Synopses & Reviews
Synopsis
Set against the backdrop of one of the most emotionally charged periods in American history, The Last Pilot begins in the bone-dry Mojave Desert during the late 1940s, where US Air Force test pilots are racing to break the sound barrier. Among the exalted few is Jim Harrison: dedicated to his wife, Grace, and their baby daughter. By the 1960s, the space race is underway and Harrison and his colleagues are offered a place in history as the world's first astronauts. But when his young family is thrown into crisis, Jim is faced with a decision that will affect the course of the rest of his life - whether to accept his ticket to the moon and at what cost.
Synopsis
Shortlisted for the Author's Club Best First Novel Award 2016, The Last Pilot is a breathtaking debut novel of the space race and of one man's courage in the face of unthinkable loss. 1940s America: Jim Harrison is a test pilot in the United States Air Force, one of the exalted few. He spends his days in a precarious dance with death above the Mojave Desert and his nights at Pancho's bar. He and his wife Grace are desperate for a child and joyous when, against all odds, she conceives. 15 years later and Sputnik has put America in a panic--NASA, newly-formed, is tasked with being first to conquer space. When his young family is thrown into crisis, Harrison is desperate to escape: he seizes a ticket to the moon and trains as an astronaut at Cape Canaveral.

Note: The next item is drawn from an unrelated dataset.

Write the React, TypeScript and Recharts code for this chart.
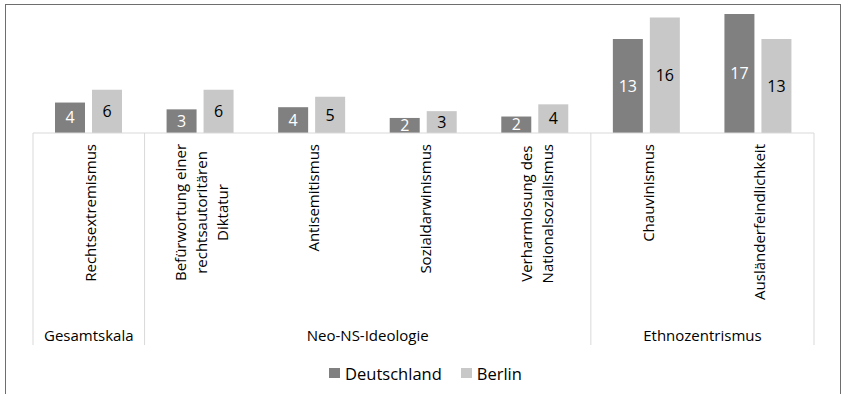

But while he is taught to be "afraid to panic" at the controls, he can't apply the same discipline at home, struggling first to hold onto Grace and then to keep a grip on reality itself. Set against the backdrop of one of the most exciting and emotionally charged periods in American history, The Last Pilot is a powerful story of of an everyday hero, tested to the limits, physically and mentally.